UNIVERSIDADE BRANCA – “Quando cheguei na FURG, eu me assustei com a ausência de pessoas negras como estudantes, professores, professoras, técnicos. Estar naquele lugar, ciente que eu era uma exceção, me levou a estudar a história do meu povo, a nossa história negra. A sociedade racista, em que vivemos, dispõe para as mulheres negras lugares determinados: trabalhadora doméstica, tradicionalmente desempenhado por nós, desde a escravidão e, objeto sexual, onde nosso corpo é público, servindo aos deleites alheios, como bem pontuou Lélia Gonzalez. Logo estar num lugar diferente destes causa estranhamento, questionam nossa capacidade intelectual, nos pedem para servir um café ou carregar uma bolsa. A nossa presença incomoda. Na FURG, a disciplina ‘Cultura Brasileira e Identidade Nacional’ que cursei no primeiro semestre foi fundamental para esta tomada de consciência. Na disciplina estudamos a construção da identidade brasileira, vimos que em pleno processo de Abolição da escravidão, o Estado brasileiro estava discutindo as teorias raciais que hierarquizam os seres humanos, colocando a raça branca como superior, e o atraso do Brasil era explicado pela grande quantidade de negros”, diz Cláudia Daiane Molet, cujo trabalhando de conclusão de curso foi “Na escuridão da noite… Autonomia e transgressões de cativos marinheiros pelas ruas e becos da cidade do Rio Grande (1868-1870)”, defendido em 2007.

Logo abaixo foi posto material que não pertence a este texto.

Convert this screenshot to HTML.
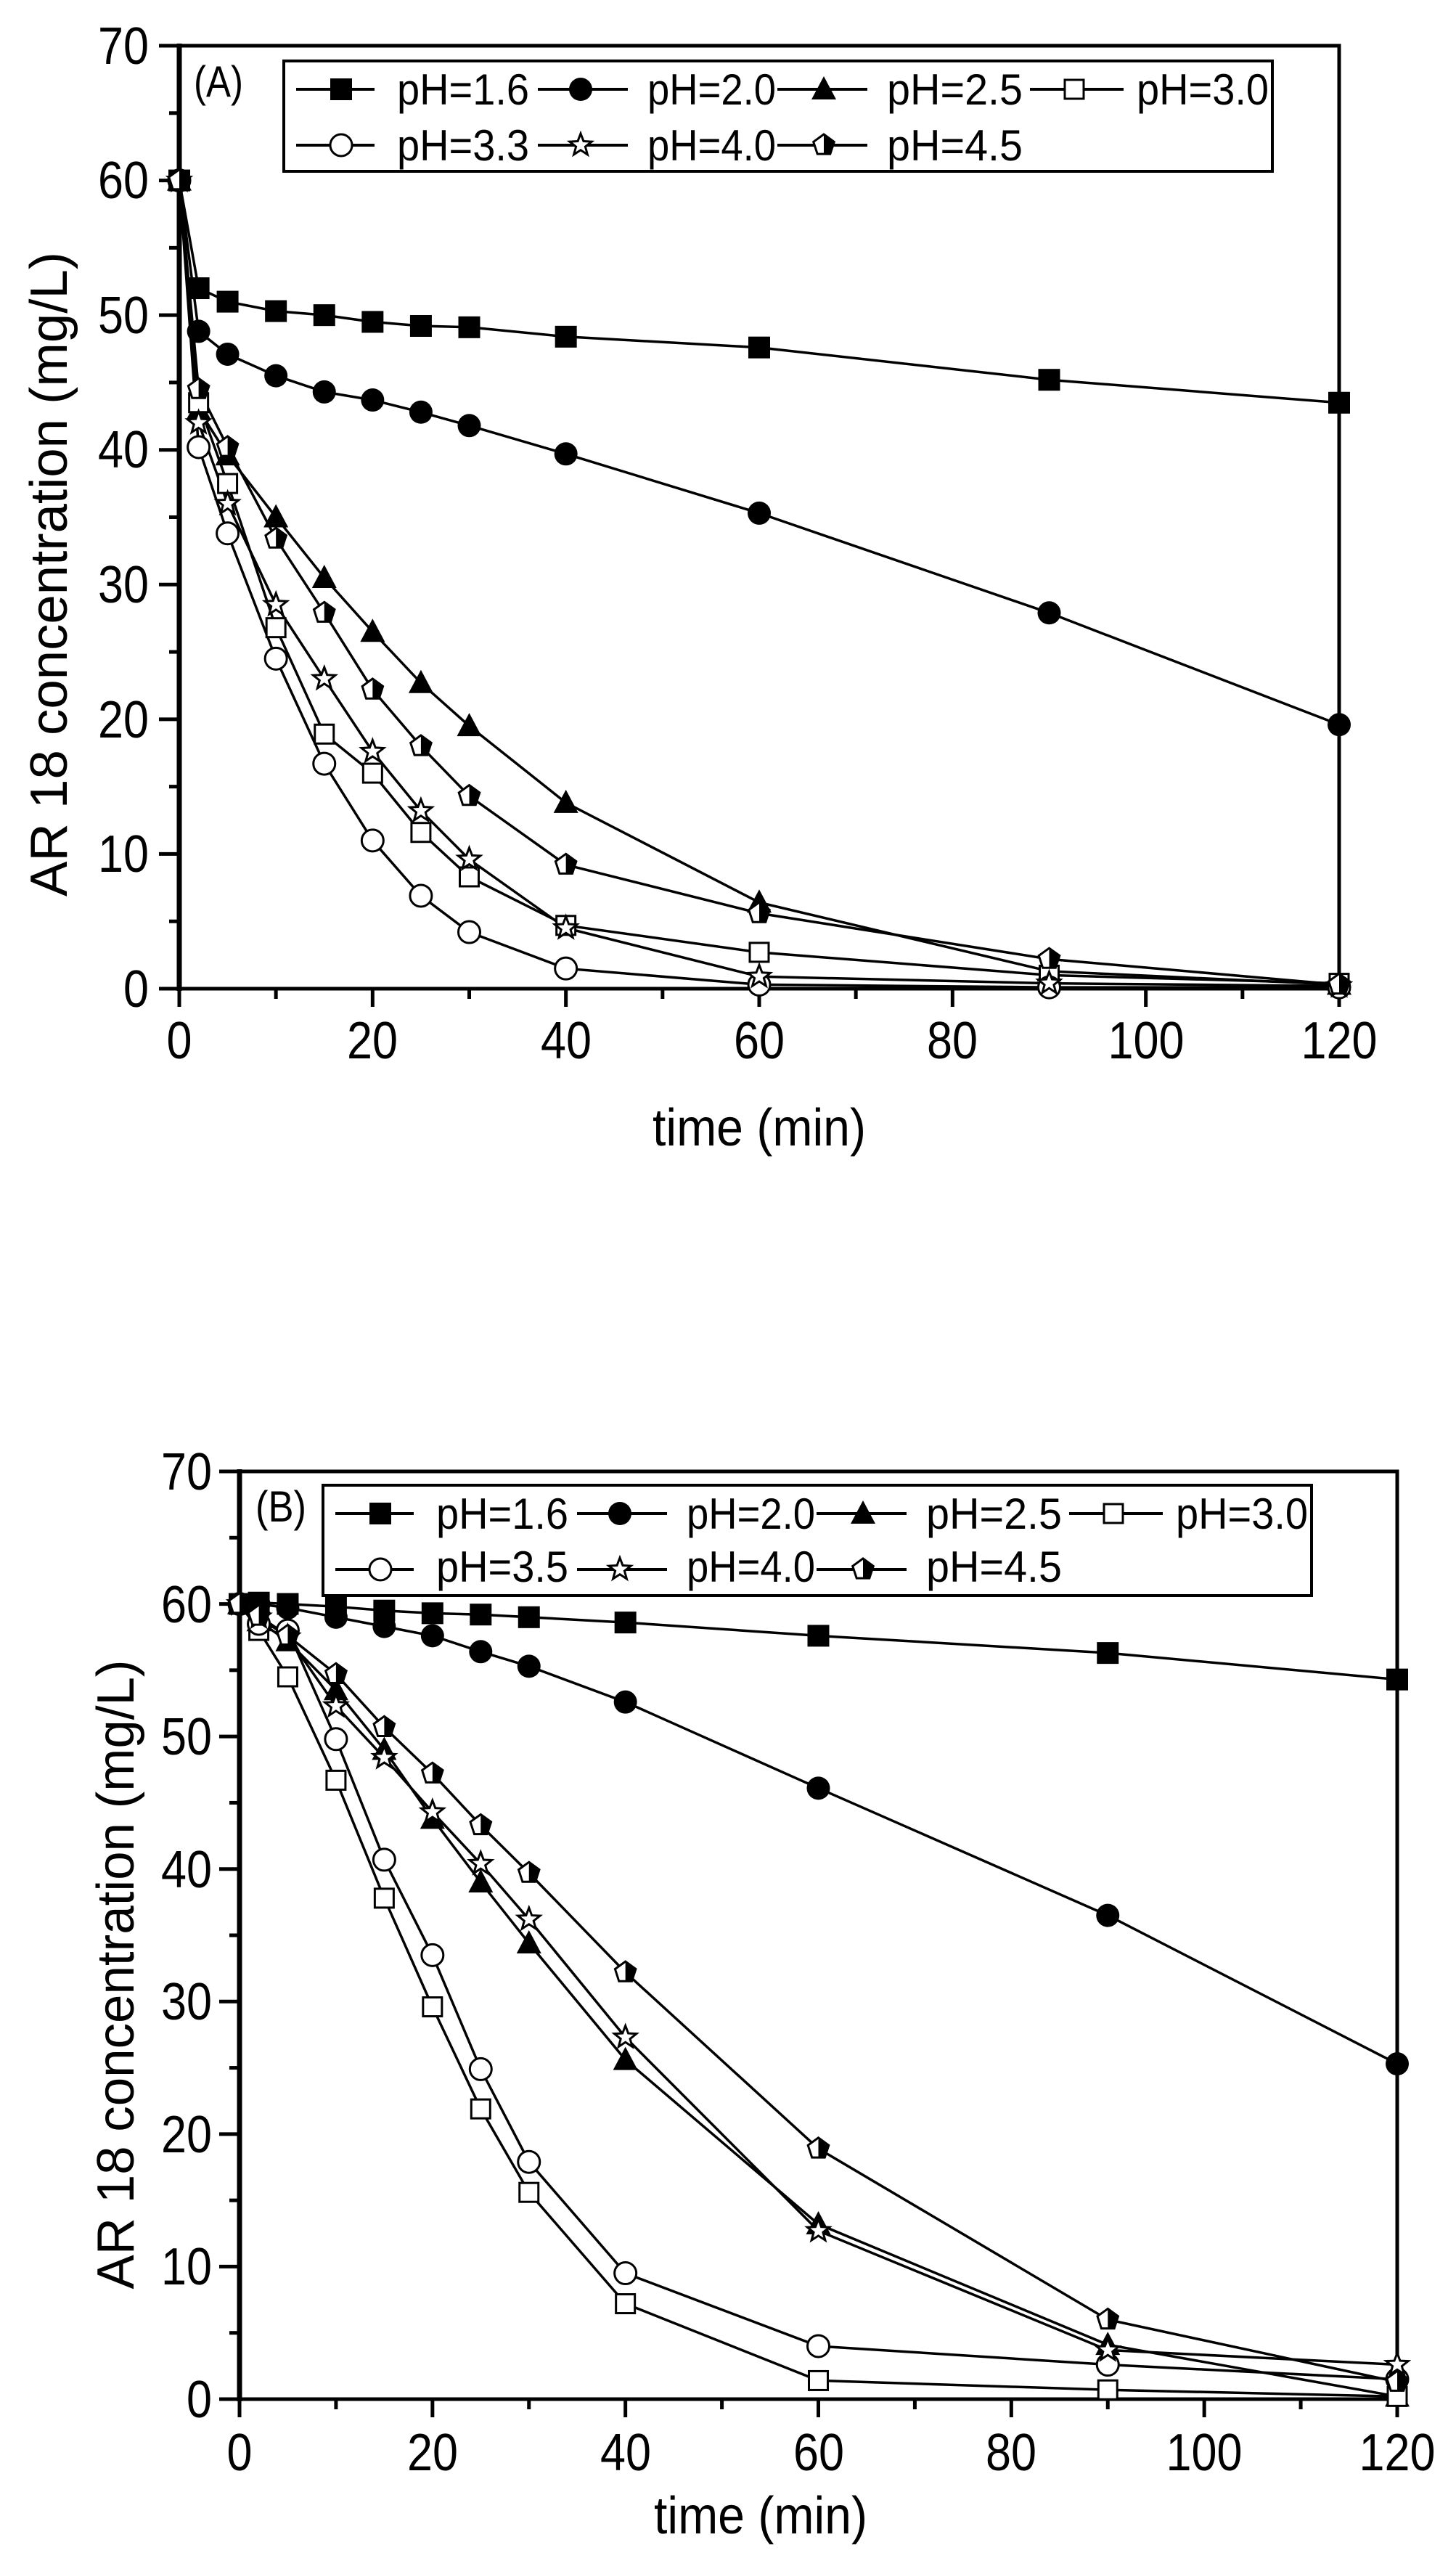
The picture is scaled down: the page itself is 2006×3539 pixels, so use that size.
<!DOCTYPE html>
<html><head><meta charset="utf-8"><style>html,body{margin:0;padding:0;background:#fff}svg{display:block}text{font-family:"Liberation Sans",Arial,sans-serif;fill:#000}</style></head>
<body>
<svg id="s" xmlns="http://www.w3.org/2000/svg" width="2006" height="3539" viewBox="0 0 2006 3539">
<rect width="2006" height="3539" fill="#fff"/>
<g id="plots"></g>
<!-- Panel A text -->
<g font-size="72">
<text x="205" y="88" text-anchor="end" textLength="70" lengthAdjust="spacingAndGlyphs">70</text>
<text x="205" y="273" text-anchor="end" textLength="70" lengthAdjust="spacingAndGlyphs">60</text>
<text x="205" y="459" text-anchor="end" textLength="70" lengthAdjust="spacingAndGlyphs">50</text>
<text x="205" y="644" text-anchor="end" textLength="70" lengthAdjust="spacingAndGlyphs">40</text>
<text x="205" y="830" text-anchor="end" textLength="70" lengthAdjust="spacingAndGlyphs">30</text>
<text x="205" y="1016" text-anchor="end" textLength="70" lengthAdjust="spacingAndGlyphs">20</text>
<text x="205" y="1201" text-anchor="end" textLength="70" lengthAdjust="spacingAndGlyphs">10</text>
<text x="205" y="1387" text-anchor="end" textLength="35" lengthAdjust="spacingAndGlyphs">0</text>
<text x="247" y="1458" text-anchor="middle" textLength="35" lengthAdjust="spacingAndGlyphs">0</text>
<text x="513" y="1458" text-anchor="middle" textLength="70" lengthAdjust="spacingAndGlyphs">20</text>
<text x="780" y="1458" text-anchor="middle" textLength="70" lengthAdjust="spacingAndGlyphs">40</text>
<text x="1046" y="1458" text-anchor="middle" textLength="70" lengthAdjust="spacingAndGlyphs">60</text>
<text x="1312" y="1458" text-anchor="middle" textLength="70" lengthAdjust="spacingAndGlyphs">80</text>
<text x="1579" y="1458" text-anchor="middle" textLength="105" lengthAdjust="spacingAndGlyphs">100</text>
<text x="1845" y="1458" text-anchor="middle" textLength="105" lengthAdjust="spacingAndGlyphs">120</text>
<text x="1046" y="1578" text-anchor="middle" textLength="294" lengthAdjust="spacingAndGlyphs">time (min)</text>
<text transform="translate(92,791) rotate(-90)" text-anchor="middle" textLength="888" lengthAdjust="spacingAndGlyphs">AR 18 concentration (mg/L)</text>
</g>
<g font-size="60">
<text x="267" y="133" textLength="68" lengthAdjust="spacingAndGlyphs">(A)</text>
<text x="547" y="144" textLength="182" lengthAdjust="spacingAndGlyphs">pH=1.6</text>
<text x="892" y="144" textLength="177" lengthAdjust="spacingAndGlyphs">pH=2.0</text>
<text x="1222" y="144" textLength="187" lengthAdjust="spacingAndGlyphs">pH=2.5</text>
<text x="1566" y="144" textLength="182" lengthAdjust="spacingAndGlyphs">pH=3.0</text>
<text x="547" y="221" textLength="182" lengthAdjust="spacingAndGlyphs">pH=3.3</text>
<text x="892" y="221" textLength="177" lengthAdjust="spacingAndGlyphs">pH=4.0</text>
<text x="1222" y="221" textLength="187" lengthAdjust="spacingAndGlyphs">pH=4.5</text>
</g>
<!-- Panel B text -->
<g font-size="72">
<text x="292" y="2052" text-anchor="end" textLength="70" lengthAdjust="spacingAndGlyphs">70</text>
<text x="292" y="2235" text-anchor="end" textLength="70" lengthAdjust="spacingAndGlyphs">60</text>
<text x="292" y="2417" text-anchor="end" textLength="70" lengthAdjust="spacingAndGlyphs">50</text>
<text x="292" y="2600" text-anchor="end" textLength="70" lengthAdjust="spacingAndGlyphs">40</text>
<text x="292" y="2782" text-anchor="end" textLength="70" lengthAdjust="spacingAndGlyphs">30</text>
<text x="292" y="2965" text-anchor="end" textLength="70" lengthAdjust="spacingAndGlyphs">20</text>
<text x="292" y="3147" text-anchor="end" textLength="70" lengthAdjust="spacingAndGlyphs">10</text>
<text x="292" y="3330" text-anchor="end" textLength="35" lengthAdjust="spacingAndGlyphs">0</text>
<text x="330" y="3403" text-anchor="middle" textLength="35" lengthAdjust="spacingAndGlyphs">0</text>
<text x="596" y="3403" text-anchor="middle" textLength="70" lengthAdjust="spacingAndGlyphs">20</text>
<text x="862" y="3403" text-anchor="middle" textLength="70" lengthAdjust="spacingAndGlyphs">40</text>
<text x="1128" y="3403" text-anchor="middle" textLength="70" lengthAdjust="spacingAndGlyphs">60</text>
<text x="1393" y="3403" text-anchor="middle" textLength="70" lengthAdjust="spacingAndGlyphs">80</text>
<text x="1659" y="3403" text-anchor="middle" textLength="105" lengthAdjust="spacingAndGlyphs">100</text>
<text x="1925" y="3403" text-anchor="middle" textLength="105" lengthAdjust="spacingAndGlyphs">120</text>
<text x="1048" y="3490" text-anchor="middle" textLength="294" lengthAdjust="spacingAndGlyphs">time (min)</text>
<text transform="translate(184,2720) rotate(-90)" text-anchor="middle" textLength="867" lengthAdjust="spacingAndGlyphs">AR 18 concentration (mg/L)</text>
</g>
<g font-size="60">
<text x="352" y="2096" textLength="70" lengthAdjust="spacingAndGlyphs">(B)</text>
<text x="601" y="2106" textLength="182" lengthAdjust="spacingAndGlyphs">pH=1.6</text>
<text x="946" y="2106" textLength="177" lengthAdjust="spacingAndGlyphs">pH=2.0</text>
<text x="1276" y="2106" textLength="187" lengthAdjust="spacingAndGlyphs">pH=2.5</text>
<text x="1620" y="2106" textLength="182" lengthAdjust="spacingAndGlyphs">pH=3.0</text>
<text x="601" y="2179" textLength="182" lengthAdjust="spacingAndGlyphs">pH=3.5</text>
<text x="946" y="2179" textLength="177" lengthAdjust="spacingAndGlyphs">pH=4.0</text>
<text x="1276" y="2179" textLength="187" lengthAdjust="spacingAndGlyphs">pH=4.5</text>
</g>
</svg>
<script>
(function(){
var g=document.getElementById("plots"),out="";
var T=[0,2,5,10,15,20,25,30,40,60,90,120];
function mk(type,x,y){var r=15,s="";
 if(type==0)s='<rect x="'+(x-r)+'" y="'+(y-r)+'" width="'+2*r+'" height="'+2*r+'" fill="#000"/>';
 else if(type==1)s='<circle cx="'+x+'" cy="'+y+'" r="'+(r+1)+'" fill="#000"/>';
 else if(type==2)s='<polygon points="'+x+','+(y-r-3)+' '+(x+r+2)+','+(y+r-1)+' '+(x-r-2)+','+(y+r-1)+'" fill="#000"/>';
 else if(type==3)s='<rect x="'+(x-r+2)+'" y="'+(y-r+2)+'" width="'+(2*r-4)+'" height="'+(2*r-4)+'" fill="#fff" stroke="#000" stroke-width="3"/>';
 else if(type==4)s='<circle cx="'+x+'" cy="'+y+'" r="'+(r)+'" fill="#fff" stroke="#000" stroke-width="3"/>';
 else if(type==5){var p=[];for(var i=0;i<10;i++){var a=-Math.PI/2+i*Math.PI/5,rr=i%2?r*0.45:r+1;p.push((x+rr*Math.cos(a)).toFixed(1)+','+(y+rr*Math.sin(a)).toFixed(1));}
  s='<polygon points="'+p.join(' ')+'" fill="#fff" stroke="#000" stroke-width="3"/>';}
 else if(type==6){var p=[];for(var i=0;i<5;i++){var a=-Math.PI/2+i*2*Math.PI/5;p.push([x+r*Math.cos(a),y+r*Math.sin(a)]);}
  var ps=p.map(function(v){return v[0].toFixed(1)+','+v[1].toFixed(1)}).join(' ');
  s='<polygon points="'+ps+'" fill="#fff" stroke="#000" stroke-width="3"/>'+
   '<polygon points="'+x+','+(y-r)+' '+p[1][0].toFixed(1)+','+p[1][1].toFixed(1)+' '+p[2][0].toFixed(1)+','+p[2][1].toFixed(1)+' '+x+','+p[2][1].toFixed(1)+'" fill="#000"/>';}
 return s;}
function panel(P){
 var X=function(t){return P.x0+t*(P.x1-P.x0)/120},Y=function(v){return P.y0-v*(P.y0-P.y70)/70};
 var s='<rect x="'+P.x0+'" y="'+P.y70+'" width="'+(P.x1-P.x0)+'" height="'+(P.y0-P.y70)+'" fill="none" stroke="#000" stroke-width="5"/>';
 s+='<line x1="'+P.x0+'" y1="'+(P.y70-3)+'" x2="'+P.x0+'" y2="'+(P.y0+3)+'" stroke="#000" stroke-width="7"/>';
 for(var v=0;v<=70;v+=5){var L=v%10?14:28;s+='<line x1="'+(P.x0-L)+'" y1="'+Y(v)+'" x2="'+P.x0+'" y2="'+Y(v)+'" stroke="#000" stroke-width="5"/>';}
 for(var t=0;t<=120;t+=10){var L=t%20?14:25;s+='<line x1="'+X(t)+'" y1="'+P.y0+'" x2="'+X(t)+'" y2="'+(P.y0+L)+'" stroke="#000" stroke-width="5"/>';}
 for(var k=0;k<P.d.length;k++){var d=P.d[k],pts=[];for(var i=0;i<T.length;i++)pts.push(X(T[i]).toFixed(1)+','+Y(d[i]).toFixed(1));
  s+='<polyline points="'+pts.join(' ')+'" fill="none" stroke="#000" stroke-width="3.5"/>';}
 for(var k=0;k<P.d.length;k++){var d=P.d[k];for(var i=0;i<T.length;i++)s+=mk(k,X(T[i]),Y(d[i]));}
 var lx=P.lx,ly=P.ly;
 s+='<rect x="'+lx+'" y="'+ly+'" width="1362" height="152" fill="#fff" stroke="#000" stroke-width="4"/>';
 var cols=[[17,125,79],[350,474,409],[680,804,744],[1028,1157,1089]],rows=[ly+39,ly+116];
 for(var k=0;k<7;k++){var c=cols[k%4],r=rows[k<4?0:1];
  s+='<line x1="'+(lx+c[0])+'" y1="'+r+'" x2="'+(lx+c[1])+'" y2="'+r+'" stroke="#000" stroke-width="4"/>'+mk(k,lx+c[2],r);}
 return s;}
out+=panel({x0:247,x1:1845,y0:1362,y70:63,lx:391,ly:84,d:[
[60,52,51,50.3,50,49.5,49.2,49.1,48.4,47.6,45.2,43.5],
[60,48.8,47.1,45.5,44.3,43.7,42.8,41.8,39.7,35.3,27.9,19.6],
[60,43,39.6,35,30.5,26.5,22.7,19.5,13.8,6.4,1.3,0.3],
[60,43.5,37.5,26.8,18.9,16,11.6,8.3,4.7,2.7,1,0.4],
[60,40.2,33.8,24.5,16.7,11,6.9,4.2,1.5,0.3,0.1,0.1],
[60,42,36,28.5,23,17.6,13.2,9.6,4.5,0.9,0.4,0.2],
[60,44.5,40.2,33.4,27.9,22.2,18,14.3,9.2,5.6,2.2,0.3]]});
out+=panel({x0:330,x1:1925,y0:3305,y70:2027,lx:445,ly:2046,d:[
[60,60.1,60,59.8,59.5,59.3,59.2,59,58.6,57.6,56.3,54.3],
[60,60,59.7,59,58.3,57.6,56.4,55.3,52.6,46.1,36.5,25.3],
[60,58.7,57.2,53.5,49,43.8,39,34.4,25.6,13.2,4.1,0.2],
[60,58,54.5,46.7,37.8,29.6,21.9,15.6,7.2,1.4,0.7,0.2],
[60,58.5,58,49.8,40.7,33.5,24.9,17.9,9.5,4,2.6,1.5],
[60,59,57.5,52.3,48.4,44.3,40.4,36.2,27.3,12.7,3.7,2.6],
[60,59.1,57.6,54.7,50.7,47.2,43.3,39.7,32.2,18.9,6,1.3]]});
g.innerHTML=out;
})();
</script>
</body></html>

SANGUE E SUOR – A pesquisadora observa sobre a conquista proporcionada pela elogiada tese de doutorado: “A premiação contemplou a pesquisa de uma historiadora negra, da periferia de Pelotas, que pesquisou comunidades remanescentes quilombolas do Litoral Negro do Rio Grande do Sul. Uma pesquisa financiada, premiada e recentemente publicada pela CAPES. Uma premiação que contempla muitas pessoas, pois como bem diz Jurema Weneck ‘nossos passos vem de longe’ e, portanto, os meus vem da minha mãe Maria, do meu pai Seloir, das minhas avós Jandira e Alvina, dos meus avôs Juca e Melado, das minhas bisavós Luiza e Lídia, e de tantos e tantas que eu desconheço o nome. O sonho de manter a família negra, de ter acesso à educação, foram projetos negros muito recorrentes na história da escravidão e do Pós-Abolição. Estudar, ingressar numa faculdade, ser doutora e premiada é a continuidade de um sonho longínquo, assentado em senzalas, embalados por batuques, traçados com sangue e suor. Percebo que as comunidades quilombolas que pesquiso: Casca, Limoeiro, Capororocas e Teixeiras, também realizaram um sonho ao verem suas histórias e memórias em um livro que passa a ser usado na luta diária quilombola”.

MULHER NEGRA – A autora acrescenta: “Estou ciente que, infelizmente, sou uma exceção, pois os dados mostram que nós, mulheres negras neste país, quando comparadas com as brancas, somos as que menos temos acesso à educação, temos a menor renda, somos as mães que mais sofrem violência obstétrica, violência doméstica, somos as mães que mais choramos pela morte de nossos filhos, muitas vezes, pelas mãos do Estado, entre tantos outros índices que nos mostram que o racismo precisa ser superado. Entretanto correm em nossas veias a história de luta de muitas mulheres negras que historicamente construíram este país com seus saberes, fazeres, afetos, ancestralidade. Como bem disse a historiadora negra Giovana Xavier a prática feminista é negra, pois as mulheres negras desde a escravidão lutam por liberdade e por igualdade. Não podemos esquecer este legado.